Gender Affects Mortality After Acute Coronary Syndromes

Differences depend on clinical presentation and angiographic disease severity

TUESDAY, Aug. 25 (HealthDay News) -- Women have different short-term death rates than men following acute coronary syndromes (ACS) depending on clinical presentation, although this appears to be largely due to differences in angiographic disease severity, according to a study in the Aug. 26 issue of the Journal of the American Medical Association.

Jeffrey S. Berger, M.D., from the New York University School of Medicine in New York City, and colleagues compared 30-day mortality following ACS among 136,247 patients (28 percent women) who had participated in various randomized clinical trials for ACS. Of these, 102,004 had ST-segment elevation myocardial infarction (STEMI, 26 percent women), 14,466 had non-STEMI (29 percent women), and 19,777 had unstable angina (40 percent women).

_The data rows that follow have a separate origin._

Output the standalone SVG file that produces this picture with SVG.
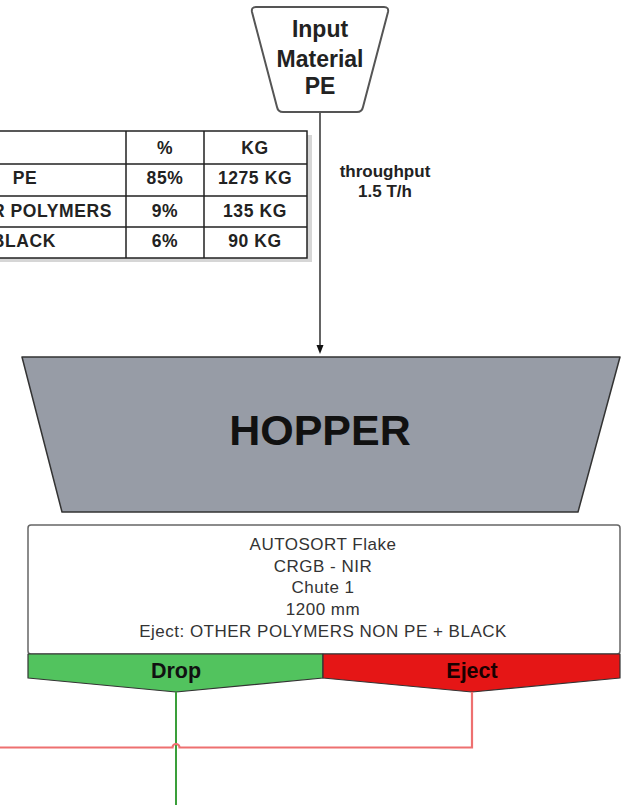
<svg xmlns="http://www.w3.org/2000/svg" width="628" height="805" viewBox="0 0 628 805">
<style>
text{font-family:"Liberation Sans",Arial,sans-serif;fill:#222;text-anchor:middle}
.b{font-weight:bold}
.tb{font-size:17.5px;font-weight:bold;letter-spacing:0.6px}
.info{font-size:17px;fill:#333;letter-spacing:0.5px}
.lbl{font-size:21.5px;font-weight:bold}
</style>
<rect width="628" height="805" fill="#fff"/>

<g id="input">
<path d="M256,7 L384,7 Q389,7 388,12 L363,107 Q362,112 357,112 L283,112 Q278,112 277,107 L252,12 Q251,7 256,7 Z" fill="#fff" stroke="#555" stroke-width="2"/>
<text class="b" x="320" y="37" font-size="23">Input</text>
<text class="b" x="320" y="66.5" font-size="23">Material</text>
<text class="b" x="320" y="93.5" font-size="23">PE</text>
</g>

<g id="table">
<rect x="-76" y="135" width="388" height="127" fill="#d6d6d6"/>
<rect x="-80" y="131" width="387" height="127" fill="#fff" stroke="#222" stroke-width="1.5"/>
<path d="M-80,164 H307 M-80,196 H307 M-80,227 H307 M126,131 V258 M204,131 V258" stroke="#222" stroke-width="1.5" fill="none"/>
<text class="tb" x="165" y="154">%</text>
<text class="tb" x="255" y="154">KG</text>
<text class="tb" x="25" y="184">PE</text>
<text class="tb" x="165" y="184">85%</text>
<text class="tb" x="255" y="184">1275 KG</text>
<text class="tb" x="112" y="216.5" style="text-anchor:end">OTHER POLYMERS</text>
<text class="tb" x="165" y="216.5">9%</text>
<text class="tb" x="255" y="216.5">135 KG</text>
<text class="tb" x="56" y="246.5" style="text-anchor:end">BLACK</text>
<text class="tb" x="165" y="246.5">6%</text>
<text class="tb" x="255" y="246.5">90 KG</text>
</g>

<g id="hopper">
<path d="M22,357 L620,357 L578,512 L62,512 Z" fill="#979ca6" stroke="#333" stroke-width="1.5" stroke-linejoin="round"/>
<text class="b" x="320" y="445" font-size="43" style="fill:#111">HOPPER</text>
</g>

<g id="autosort">
<rect x="28" y="525" width="592" height="129" rx="3" fill="#fff" stroke="#666" stroke-width="1.5"/>
<text class="info" x="323" y="550">AUTOSORT Flake</text>
<text class="info" x="323" y="571.7">CRGB - NIR</text>
<text class="info" x="323" y="593.4">Chute 1</text>
<text class="info" x="323" y="615">1200 mm</text>
<text class="info" x="323" y="636.7">Eject: OTHER POLYMERS NON PE + BLACK</text>
</g>

<g id="drop">
<path d="M28,654 L323,654 L323,678 L176,692 L28,678 Z" fill="#52c35e" stroke="#333" stroke-width="1.2" stroke-linejoin="round"/>
<text class="lbl" x="176" y="678" style="fill:#111">Drop</text>
</g>

<g id="eject">
<path d="M323,654 L620,654 L620,678 L472,692 L323,678 Z" fill="#e51616" stroke="#333" stroke-width="1.2" stroke-linejoin="round"/>
<text class="lbl" x="472" y="678" style="fill:#1a0000">Eject</text>
</g>

<g id="connectors" fill="none">
<line x1="320" y1="113" x2="320" y2="346" stroke="#111" stroke-width="1.3"/>
<path d="M316.5,345 L323.5,345 L320,354 Z" fill="#111" stroke="none"/>
<text class="b" x="385" y="177" font-size="17">throughput</text>
<text class="b" x="385" y="197" font-size="17">1.5 T/h</text>
<path d="M176,692 V805" stroke="#3a9f3a" stroke-width="2"/>
<path d="M472,692 V747.5 H179.5 A3.5,3.5 0 0 0 172.5,747.5 H0" stroke="#ee7070" stroke-width="2.2"/>
</g>
</svg>
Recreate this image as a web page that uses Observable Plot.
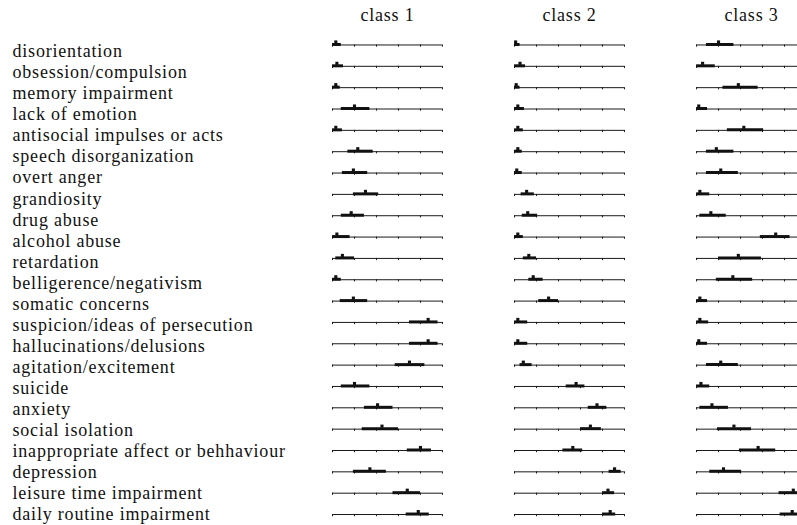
<!DOCTYPE html>
<html><head><meta charset="utf-8">
<script src="https://cdn.jsdelivr.net/npm/d3@7"></script>
<script src="https://cdn.jsdelivr.net/npm/@observablehq/plot@0.6"></script>
<style>html,body{margin:0;padding:0;background:#fff;overflow:hidden;} #chart{width:797px;height:525px;overflow:hidden;}</style>
</head><body><div id="chart"></div>
<script>
const classes = ["class 1", "class 2", "class 3"];
const symptoms = [
  "disorientation", "obsession/compulsion", "memory impairment", "lack of emotion",
  "antisocial impulses or acts", "speech disorganization", "overt anger", "grandiosity",
  "drug abuse", "alcohol abuse", "retardation", "belligerence/negativism",
  "somatic concerns", "suspicion/ideas of persecution", "hallucinations/delusions",
  "agitation/excitement", "suicide", "anxiety", "social isolation",
  "inappropriate affect or behhaviour", "depression", "leisure time impairment",
  "daily routine impairment"
];
const tickValues = [0, 0.2, 0.4, 0.6, 0.8, 1];

const class1Est = [0.03, 0.04, 0.03, 0.20, 0.03, 0.23, 0.19, 0.30, 0.17, 0.04, 0.09, 0.03, 0.19, 0.87, 0.87, 0.70, 0.20, 0.41, 0.45, 0.80, 0.34, 0.68, 0.78];
const class1Lo  = [0.00, 0.00, 0.00, 0.08, 0.00, 0.14, 0.09, 0.19, 0.08, 0.00, 0.03, 0.00, 0.07, 0.70, 0.70, 0.57, 0.08, 0.29, 0.27, 0.68, 0.19, 0.55, 0.67];
const class1Hi  = [0.08, 0.10, 0.07, 0.34, 0.09, 0.37, 0.32, 0.42, 0.29, 0.16, 0.20, 0.08, 0.32, 0.96, 0.96, 0.84, 0.34, 0.55, 0.60, 0.90, 0.49, 0.80, 0.88];

const class2Est = [0.01, 0.05, 0.015, 0.03, 0.03, 0.03, 0.02, 0.11, 0.12, 0.03, 0.13, 0.17, 0.31, 0.03, 0.03, 0.08, 0.56, 0.75, 0.69, 0.53, 0.91, 0.85, 0.87];
const class2Lo  = [0.00, 0.00, 0.00, 0.00, 0.00, 0.00, 0.00, 0.06, 0.07, 0.00, 0.08, 0.13, 0.22, 0.00, 0.00, 0.05, 0.47, 0.67, 0.60, 0.44, 0.86, 0.80, 0.80];
const class2Hi  = [0.05, 0.10, 0.05, 0.09, 0.08, 0.07, 0.07, 0.18, 0.21, 0.08, 0.20, 0.26, 0.40, 0.12, 0.12, 0.16, 0.64, 0.84, 0.79, 0.62, 0.97, 0.91, 0.92];

const class3Est = [0.20, 0.055, 0.38, 0.02, 0.43, 0.18, 0.22, 0.03, 0.13, 0.72, 0.38, 0.33, 0.03, 0.03, 0.02, 0.22, 0.04, 0.14, 0.34, 0.56, 0.245, 0.88, 0.87];
const class3Lo  = [0.09, 0.00, 0.24, 0.00, 0.28, 0.09, 0.09, 0.00, 0.03, 0.58, 0.20, 0.18, 0.00, 0.00, 0.00, 0.09, 0.00, 0.03, 0.19, 0.39, 0.12, 0.75, 0.76];
const class3Hi  = [0.34, 0.17, 0.56, 0.10, 0.61, 0.34, 0.38, 0.12, 0.27, 0.85, 0.59, 0.51, 0.10, 0.11, 0.10, 0.38, 0.12, 0.29, 0.50, 0.72, 0.41, 1.00, 0.99];

const estimates = [class1Est, class2Est, class3Est];
const lowers = [class1Lo, class2Lo, class3Lo];
const uppers = [class1Hi, class2Hi, class3Hi];

const rows = classes.flatMap((c, k) => symptoms.map((s, i) => ({
  cls: c, symptom: s, est: estimates[k][i], lo: lowers[k][i], hi: uppers[k][i]
})));
const tickRows = classes.flatMap(c => symptoms.flatMap(s => tickValues.map(t => ({cls: c, symptom: s, t}))));

const H = 525, MT = 33.8, MB = 0.3;
const step = (H - MT - MB) / symptoms.length;
const ink = "#1a1a1a";

// row labels: the typeset labels drift slightly upward relative to the rows
const labelMarks = symptoms.map((s, i) => Plot.text([s], {
  fx: () => classes[0], y: d => d, text: d => d,
  frameAnchor: "left", textAnchor: "start", dx: -320, dy: 6.6 - 0.32 * i,
  fill: "#111", fontSize: 18
}));

const chart = Plot.plot({
  width: 806, height: H,
  marginLeft: 332, marginRight: 0, marginTop: MT, marginBottom: MB,
  style: {fontFamily: "'Liberation Serif', 'DejaVu Serif', serif", fontSize: "18px", letterSpacing: "0.8px", maxWidth: "none", background: "#fff", color: "#111"},
  fx: {domain: classes, paddingInner: 0.396, paddingOuter: 0, round: false, axis: null},
  x: {domain: [0, 1], axis: null},
  y: {domain: symptoms, padding: 0, round: false, axis: null},
  marks: [
    Plot.ruleY(rows, {fx: "cls", y: "symptom", x1: 0, x2: 1, stroke: ink, strokeWidth: 1}),
    Plot.tickX(tickRows, {fx: "cls", x: "t", y: "symptom", insetTop: step / 2, insetBottom: step / 2 - 2.2, stroke: ink}),
    Plot.ruleY(rows, {fx: "cls", y: "symptom", x1: "lo", x2: "hi", stroke: "#111", strokeWidth: 3, dy: -0.5}),
    Plot.dot(rows, {fx: "cls", x: "est", y: "symptom", symbol: "square", r: 1.75, fill: "#111", dy: -3}),
    Plot.text(classes, {fx: d => d, text: d => d, frameAnchor: "top", dy: -26, fill: "#111", fontSize: 18}),
    ...labelMarks
  ]
});
document.getElementById("chart").appendChild(chart);
</script>
</body></html>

After adjusting for various factors, the researchers found that mortality was similar overall among women and men (adjusted odds ratio, 1.06). However, mortality was higher for women with STEMI (adjusted odds ratio, 1.15), lower for women with non-STEMI (adjusted odds ratio, 0.77), and lower in women with unstable angina (adjusted odds ratio, 0.55). These gender differences based on ACS type disappeared after further adjusting for angiographic disease severity.

"Sex-based differences existed in 30-day mortality among patients with ACS and vary depending on clinical presentation," Berger and colleagues conclude. "However, these differences appear to be largely explained by clinical differences at presentation and severity of angiographically documented disease."